The VW Golf R is the opposite of that — its suspension may offer more body roll in the canyons, but that also means it can drive over broken pavement or through construction zones. The Golf R is refined and quiet at normal speeds. It also had comfortable seats (front and back) while the Focus RS came with optional Recaro sport seats, which are among the most uncomfortable I’ve encountered. Their aggressive bolstering is appreciated when driving fast, but at slow speeds, they’re annoying.
Winner: Golf R in a landslide
Interior and Technology
The Golf R’s interior materials and styling are much better than the Focus RS’s. The Focus RS is a $40,000 car with a $20,000 interior. We already covered the problems with the Ford’s front seat, but another issue is that backseat passengers are practically ignored: Not only is the bench uncomfortable, but there aren’t any climate vents or even a center fold-down armrest back there. It also has far worse second-row visibility — those Recaros block much of the forward view, and the side windows feel smaller as well, giving it a claustrophobic feeling, even if the two hatches have similar backseat dimensions.
On the technology side, the two are just about even. Both cars’ multimedia systems offer Android Auto and Apple CarPlay along with upgraded speakers and navigation. Ford’s Sync 3 is an easier multimedia system, however, especially if using the built-in navigation.
Winner: Golf R
When it comes to safety, it’s once again no contest in favor of the Golf R. The Focus RS doesn’t even offer any safety technology beyond a backup camera as options or part of a package. Meanwhile, the Golf R comes standard with forward automatic emergency braking, adaptive cruise control and blind spot monitoring with rear cross-traffic alert. My car’s Driver Assistance Package also adds front and rear parking sensors, lane keep assist and automatic high beams.
Winner: Golf R
The Focus RS and its singular mission of driving at the edge has appeal. To some, the concept of owning the sharpest instrument in the box could make other considerations irrelevant. I counted myself among those that could be swayed by it, but after living with the Focus RS for a week’s worth of errands and city driving in addition to those trips to the mountains, I’ve had to reconsider.

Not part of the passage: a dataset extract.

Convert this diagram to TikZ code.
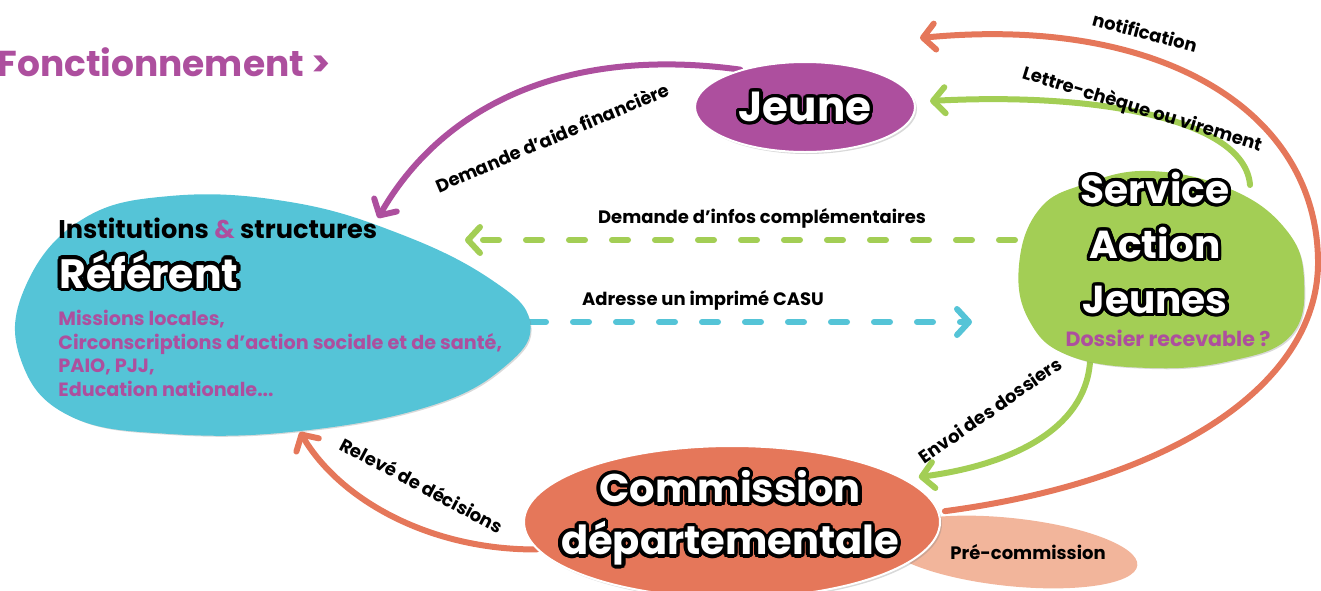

There’s a huge gap in living with these two day to day. The Golf R is comfortable, practical and still a lot of fun when the occasion calls for it. If this type of car was going to be my daily driver, it’d have to be the Volkswagen. It just has too much content for the Focus RS to keep up.
But as a weekend car or a second car, the Focus RS takes the cake. It’s so good at going fast that I (and my aching back) could deal with whatever foibles it has on occasion.
This might be a cop-out, but I can’t call one of these a loser — you win either way.